--- BEGIN INFORMATION PROVIDED ---
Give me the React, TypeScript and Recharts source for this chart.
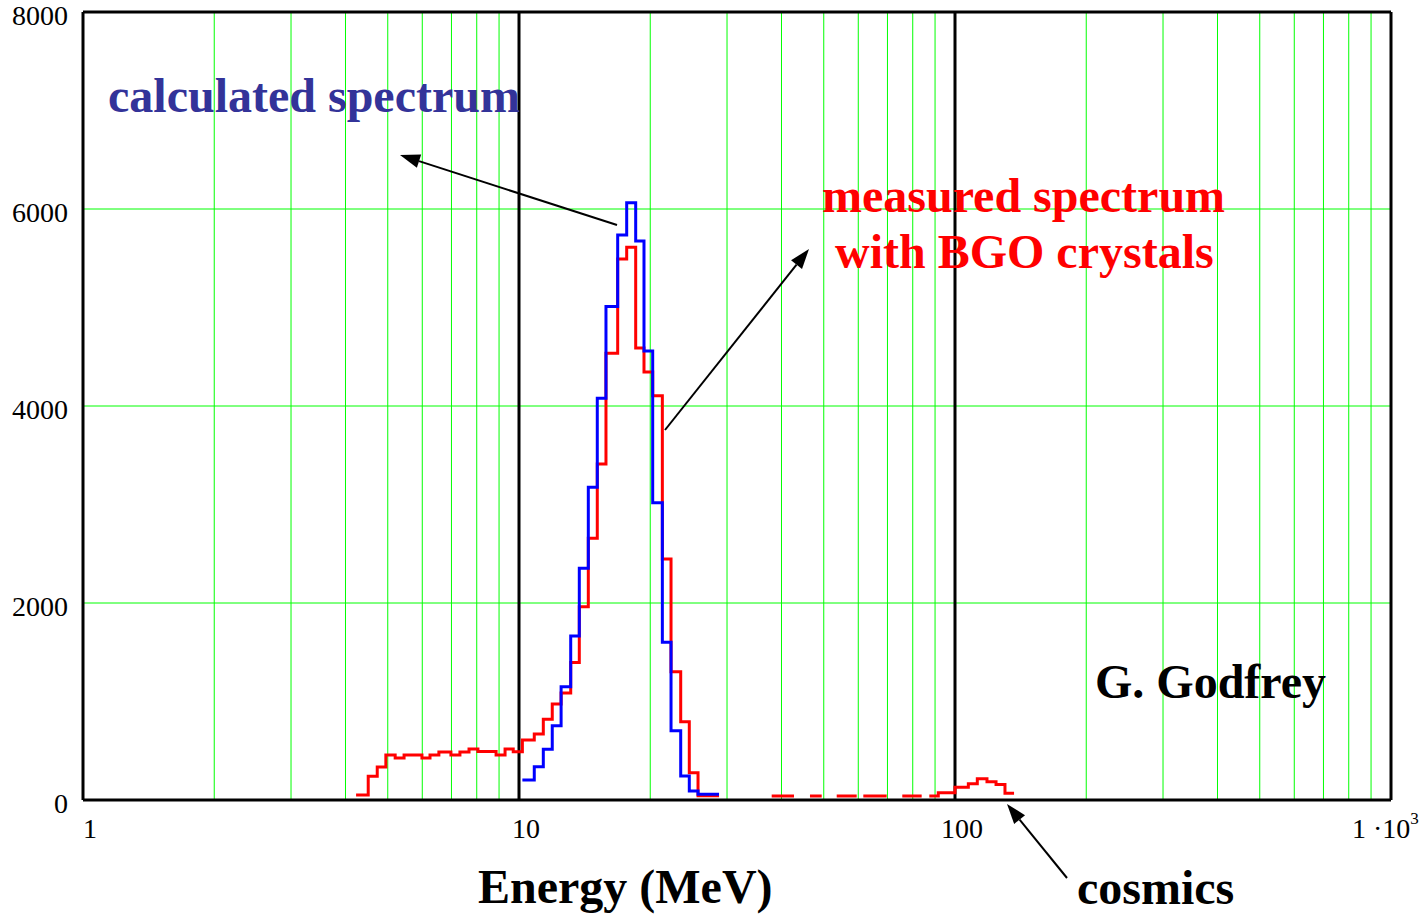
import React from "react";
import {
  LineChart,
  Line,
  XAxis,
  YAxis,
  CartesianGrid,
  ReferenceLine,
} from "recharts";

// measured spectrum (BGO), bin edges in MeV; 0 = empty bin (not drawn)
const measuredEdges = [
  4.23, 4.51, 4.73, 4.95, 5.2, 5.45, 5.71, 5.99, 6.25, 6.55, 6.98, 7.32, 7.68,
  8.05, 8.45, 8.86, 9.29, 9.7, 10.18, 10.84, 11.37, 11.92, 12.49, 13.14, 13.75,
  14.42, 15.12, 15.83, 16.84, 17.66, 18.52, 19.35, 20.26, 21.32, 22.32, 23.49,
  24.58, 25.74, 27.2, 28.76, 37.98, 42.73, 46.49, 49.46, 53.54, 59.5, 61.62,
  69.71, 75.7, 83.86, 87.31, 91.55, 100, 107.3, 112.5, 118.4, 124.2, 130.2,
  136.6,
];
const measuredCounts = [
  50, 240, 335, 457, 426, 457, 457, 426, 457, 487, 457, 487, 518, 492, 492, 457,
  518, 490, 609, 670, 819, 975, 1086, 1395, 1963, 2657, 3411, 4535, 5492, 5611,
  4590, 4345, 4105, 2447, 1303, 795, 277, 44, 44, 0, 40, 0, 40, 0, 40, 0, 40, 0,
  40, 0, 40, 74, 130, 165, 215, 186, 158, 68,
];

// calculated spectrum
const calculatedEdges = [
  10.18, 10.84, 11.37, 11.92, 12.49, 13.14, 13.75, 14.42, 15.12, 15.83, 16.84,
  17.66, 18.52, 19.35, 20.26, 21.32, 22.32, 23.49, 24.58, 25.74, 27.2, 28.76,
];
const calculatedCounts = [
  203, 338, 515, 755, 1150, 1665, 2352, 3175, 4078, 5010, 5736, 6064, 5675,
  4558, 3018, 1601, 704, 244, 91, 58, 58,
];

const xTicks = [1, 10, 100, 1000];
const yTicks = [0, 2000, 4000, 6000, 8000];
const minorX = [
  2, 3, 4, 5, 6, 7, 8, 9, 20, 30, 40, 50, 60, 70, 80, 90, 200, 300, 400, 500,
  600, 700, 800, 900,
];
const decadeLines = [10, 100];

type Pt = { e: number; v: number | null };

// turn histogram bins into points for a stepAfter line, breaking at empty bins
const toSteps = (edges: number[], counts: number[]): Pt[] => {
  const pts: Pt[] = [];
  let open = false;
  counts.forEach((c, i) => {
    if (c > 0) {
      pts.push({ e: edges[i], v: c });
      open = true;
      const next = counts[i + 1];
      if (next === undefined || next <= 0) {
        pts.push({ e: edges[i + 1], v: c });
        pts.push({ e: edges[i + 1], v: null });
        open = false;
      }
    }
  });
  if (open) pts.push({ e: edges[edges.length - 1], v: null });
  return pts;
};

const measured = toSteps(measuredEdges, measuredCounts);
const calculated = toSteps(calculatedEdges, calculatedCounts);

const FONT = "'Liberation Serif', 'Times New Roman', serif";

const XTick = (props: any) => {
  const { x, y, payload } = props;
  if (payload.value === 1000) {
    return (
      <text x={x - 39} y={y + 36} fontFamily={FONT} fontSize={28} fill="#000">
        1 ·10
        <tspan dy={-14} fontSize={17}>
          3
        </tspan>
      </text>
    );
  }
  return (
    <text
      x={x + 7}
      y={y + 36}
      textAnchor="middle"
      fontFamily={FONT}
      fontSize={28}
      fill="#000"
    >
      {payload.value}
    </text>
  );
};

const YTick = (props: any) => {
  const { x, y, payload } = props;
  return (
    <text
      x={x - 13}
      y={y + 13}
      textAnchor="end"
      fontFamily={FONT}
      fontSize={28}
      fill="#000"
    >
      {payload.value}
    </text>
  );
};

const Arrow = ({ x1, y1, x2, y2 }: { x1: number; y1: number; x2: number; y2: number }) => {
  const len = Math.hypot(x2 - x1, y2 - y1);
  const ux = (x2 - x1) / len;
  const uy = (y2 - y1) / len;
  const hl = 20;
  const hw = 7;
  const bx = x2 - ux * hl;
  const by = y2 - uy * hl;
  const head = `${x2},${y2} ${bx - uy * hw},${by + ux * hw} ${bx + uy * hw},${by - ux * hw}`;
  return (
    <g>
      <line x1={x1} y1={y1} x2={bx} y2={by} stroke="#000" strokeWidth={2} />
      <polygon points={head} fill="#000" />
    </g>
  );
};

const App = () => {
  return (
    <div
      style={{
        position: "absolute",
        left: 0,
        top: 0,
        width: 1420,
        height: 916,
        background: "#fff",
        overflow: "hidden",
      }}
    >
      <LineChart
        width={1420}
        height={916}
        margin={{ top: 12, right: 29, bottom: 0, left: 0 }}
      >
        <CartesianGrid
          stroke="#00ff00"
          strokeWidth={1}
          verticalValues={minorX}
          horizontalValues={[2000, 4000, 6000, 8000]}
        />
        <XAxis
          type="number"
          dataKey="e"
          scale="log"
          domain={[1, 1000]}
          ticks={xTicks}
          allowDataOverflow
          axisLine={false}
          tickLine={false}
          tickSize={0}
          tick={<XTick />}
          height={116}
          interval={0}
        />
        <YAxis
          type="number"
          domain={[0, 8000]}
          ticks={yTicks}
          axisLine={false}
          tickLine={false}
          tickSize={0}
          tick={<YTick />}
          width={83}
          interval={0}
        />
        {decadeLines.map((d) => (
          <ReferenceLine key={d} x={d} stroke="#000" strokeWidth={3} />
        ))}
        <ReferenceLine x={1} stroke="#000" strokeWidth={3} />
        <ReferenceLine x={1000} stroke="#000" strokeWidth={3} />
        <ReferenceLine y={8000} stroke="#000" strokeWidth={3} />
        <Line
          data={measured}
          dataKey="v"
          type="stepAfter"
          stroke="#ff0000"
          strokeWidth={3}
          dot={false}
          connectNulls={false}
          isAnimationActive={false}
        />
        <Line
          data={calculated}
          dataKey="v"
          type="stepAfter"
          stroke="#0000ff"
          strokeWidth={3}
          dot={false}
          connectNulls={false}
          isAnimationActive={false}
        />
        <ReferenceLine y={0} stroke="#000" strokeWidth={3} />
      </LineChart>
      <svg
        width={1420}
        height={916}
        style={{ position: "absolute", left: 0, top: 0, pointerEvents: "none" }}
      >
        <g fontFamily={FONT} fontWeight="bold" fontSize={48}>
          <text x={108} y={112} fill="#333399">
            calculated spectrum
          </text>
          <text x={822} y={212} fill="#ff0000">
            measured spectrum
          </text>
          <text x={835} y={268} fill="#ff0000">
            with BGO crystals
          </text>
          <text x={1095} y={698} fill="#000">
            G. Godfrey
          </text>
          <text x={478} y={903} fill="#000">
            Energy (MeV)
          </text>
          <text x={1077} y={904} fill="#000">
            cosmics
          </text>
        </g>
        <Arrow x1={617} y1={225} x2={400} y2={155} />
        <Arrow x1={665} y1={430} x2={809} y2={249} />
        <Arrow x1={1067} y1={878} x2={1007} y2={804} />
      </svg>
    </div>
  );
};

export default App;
--- END INFORMATION PROVIDED ---
TASK TO CARRY OUT:
All of the data needs repeating exactly, but the pictures do not.

ANSWER BELOW:
Give me the React, TypeScript and Recharts source for this chart.
import React from "react";
import {
  LineChart,
  Line,
  XAxis,
  YAxis,
  CartesianGrid,
  ReferenceLine,
} from "recharts";

// measured spectrum (BGO), bin edges in MeV; 0 = empty bin (not drawn)
const measuredEdges = [
  4.23, 4.51, 4.73, 4.95, 5.2, 5.45, 5.71, 5.99, 6.25, 6.55, 6.98, 7.32, 7.68,
  8.05, 8.45, 8.86, 9.29, 9.7, 10.18, 10.84, 11.37, 11.92, 12.49, 13.14, 13.75,
  14.42, 15.12, 15.83, 16.84, 17.66, 18.52, 19.35, 20.26, 21.32, 22.32, 23.49,
  24.58, 25.74, 27.2, 28.76, 37.98, 42.73, 46.49, 49.46, 53.54, 59.5, 61.62,
  69.71, 75.7, 83.86, 87.31, 91.55, 100, 107.3, 112.5, 118.4, 124.2, 130.2,
  136.6,
];
const measuredCounts = [
  50, 240, 335, 457, 426, 457, 457, 426, 457, 487, 457, 487, 518, 492, 492, 457,
  518, 490, 609, 670, 819, 975, 1086, 1395, 1963, 2657, 3411, 4535, 5492, 5611,
  4590, 4345, 4105, 2447, 1303, 795, 277, 44, 44, 0, 40, 0, 40, 0, 40, 0, 40, 0,
  40, 0, 40, 74, 130, 165, 215, 186, 158, 68,
];

// calculated spectrum
const calculatedEdges = [
  10.18, 10.84, 11.37, 11.92, 12.49, 13.14, 13.75, 14.42, 15.12, 15.83, 16.84,
  17.66, 18.52, 19.35, 20.26, 21.32, 22.32, 23.49, 24.58, 25.74, 27.2, 28.76,
];
const calculatedCounts = [
  203, 338, 515, 755, 1150, 1665, 2352, 3175, 4078, 5010, 5736, 6064, 5675,
  4558, 3018, 1601, 704, 244, 91, 58, 58,
];

const xTicks = [1, 10, 100, 1000];
const yTicks = [0, 2000, 4000, 6000, 8000];
const minorX = [
  2, 3, 4, 5, 6, 7, 8, 9, 20, 30, 40, 50, 60, 70, 80, 90, 200, 300, 400, 500,
  600, 700, 800, 900,
];
const decadeLines = [10, 100];

type Pt = { e: number; v: number | null };

// turn histogram bins into points for a stepAfter line, breaking at empty bins
const toSteps = (edges: number[], counts: number[]): Pt[] => {
  const pts: Pt[] = [];
  let open = false;
  counts.forEach((c, i) => {
    if (c > 0) {
      pts.push({ e: edges[i], v: c });
      open = true;
      const next = counts[i + 1];
      if (next === undefined || next <= 0) {
        pts.push({ e: edges[i + 1], v: c });
        pts.push({ e: edges[i + 1], v: null });
        open = false;
      }
    }
  });
  if (open) pts.push({ e: edges[edges.length - 1], v: null });
  return pts;
};

const measured = toSteps(measuredEdges, measuredCounts);
const calculated = toSteps(calculatedEdges, calculatedCounts);

const FONT = "'Liberation Serif', 'Times New Roman', serif";

const XTick = (props: any) => {
  const { x, y, payload } = props;
  if (payload.value === 1000) {
    return (
      <text x={x - 39} y={y + 36} fontFamily={FONT} fontSize={28} fill="#000">
        1 ·10
        <tspan dy={-14} fontSize={17}>
          3
        </tspan>
      </text>
    );
  }
  return (
    <text
      x={x + 7}
      y={y + 36}
      textAnchor="middle"
      fontFamily={FONT}
      fontSize={28}
      fill="#000"
    >
      {payload.value}
    </text>
  );
};

const YTick = (props: any) => {
  const { x, y, payload } = props;
  return (
    <text
      x={x - 13}
      y={y + 13}
      textAnchor="end"
      fontFamily={FONT}
      fontSize={28}
      fill="#000"
    >
      {payload.value}
    </text>
  );
};

const Arrow = ({ x1, y1, x2, y2 }: { x1: number; y1: number; x2: number; y2: number }) => {
  const len = Math.hypot(x2 - x1, y2 - y1);
  const ux = (x2 - x1) / len;
  const uy = (y2 - y1) / len;
  const hl = 20;
  const hw = 7;
  const bx = x2 - ux * hl;
  const by = y2 - uy * hl;
  const head = `${x2},${y2} ${bx - uy * hw},${by + ux * hw} ${bx + uy * hw},${by - ux * hw}`;
  return (
    <g>
      <line x1={x1} y1={y1} x2={bx} y2={by} stroke="#000" strokeWidth={2} />
      <polygon points={head} fill="#000" />
    </g>
  );
};

const App = () => {
  return (
    <div
      style={{
        position: "absolute",
        left: 0,
        top: 0,
        width: 1420,
        height: 916,
        background: "#fff",
        overflow: "hidden",
      }}
    >
      <LineChart
        width={1420}
        height={916}
        margin={{ top: 12, right: 29, bottom: 0, left: 0 }}
      >
        <CartesianGrid
          stroke="#00ff00"
          strokeWidth={1}
          verticalValues={minorX}
          horizontalValues={[2000, 4000, 6000, 8000]}
        />
        <XAxis
          type="number"
          dataKey="e"
          scale="log"
          domain={[1, 1000]}
          ticks={xTicks}
          allowDataOverflow
          axisLine={false}
          tickLine={false}
          tickSize={0}
          tick={<XTick />}
          height={116}
          interval={0}
        />
        <YAxis
          type="number"
          domain={[0, 8000]}
          ticks={yTicks}
          axisLine={false}
          tickLine={false}
          tickSize={0}
          tick={<YTick />}
          width={83}
          interval={0}
        />
        {decadeLines.map((d) => (
          <ReferenceLine key={d} x={d} stroke="#000" strokeWidth={3} />
        ))}
        <ReferenceLine x={1} stroke="#000" strokeWidth={3} />
        <ReferenceLine x={1000} stroke="#000" strokeWidth={3} />
        <ReferenceLine y={8000} stroke="#000" strokeWidth={3} />
        <Line
          data={measured}
          dataKey="v"
          type="stepAfter"
          stroke="#ff0000"
          strokeWidth={3}
          dot={false}
          connectNulls={false}
          isAnimationActive={false}
        />
        <Line
          data={calculated}
          dataKey="v"
          type="stepAfter"
          stroke="#0000ff"
          strokeWidth={3}
          dot={false}
          connectNulls={false}
          isAnimationActive={false}
        />
        <ReferenceLine y={0} stroke="#000" strokeWidth={3} />
      </LineChart>
      <svg
        width={1420}
        height={916}
        style={{ position: "absolute", left: 0, top: 0, pointerEvents: "none" }}
      >
        <g fontFamily={FONT} fontWeight="bold" fontSize={48}>
          <text x={108} y={112} fill="#333399">
            calculated spectrum
          </text>
          <text x={822} y={212} fill="#ff0000">
            measured spectrum
          </text>
          <text x={835} y={268} fill="#ff0000">
            with BGO crystals
          </text>
          <text x={1095} y={698} fill="#000">
            G. Godfrey
          </text>
          <text x={478} y={903} fill="#000">
            Energy (MeV)
          </text>
          <text x={1077} y={904} fill="#000">
            cosmics
          </text>
        </g>
        <Arrow x1={617} y1={225} x2={400} y2={155} />
        <Arrow x1={665} y1={430} x2={809} y2={249} />
        <Arrow x1={1067} y1={878} x2={1007} y2={804} />
      </svg>
    </div>
  );
};

export default App;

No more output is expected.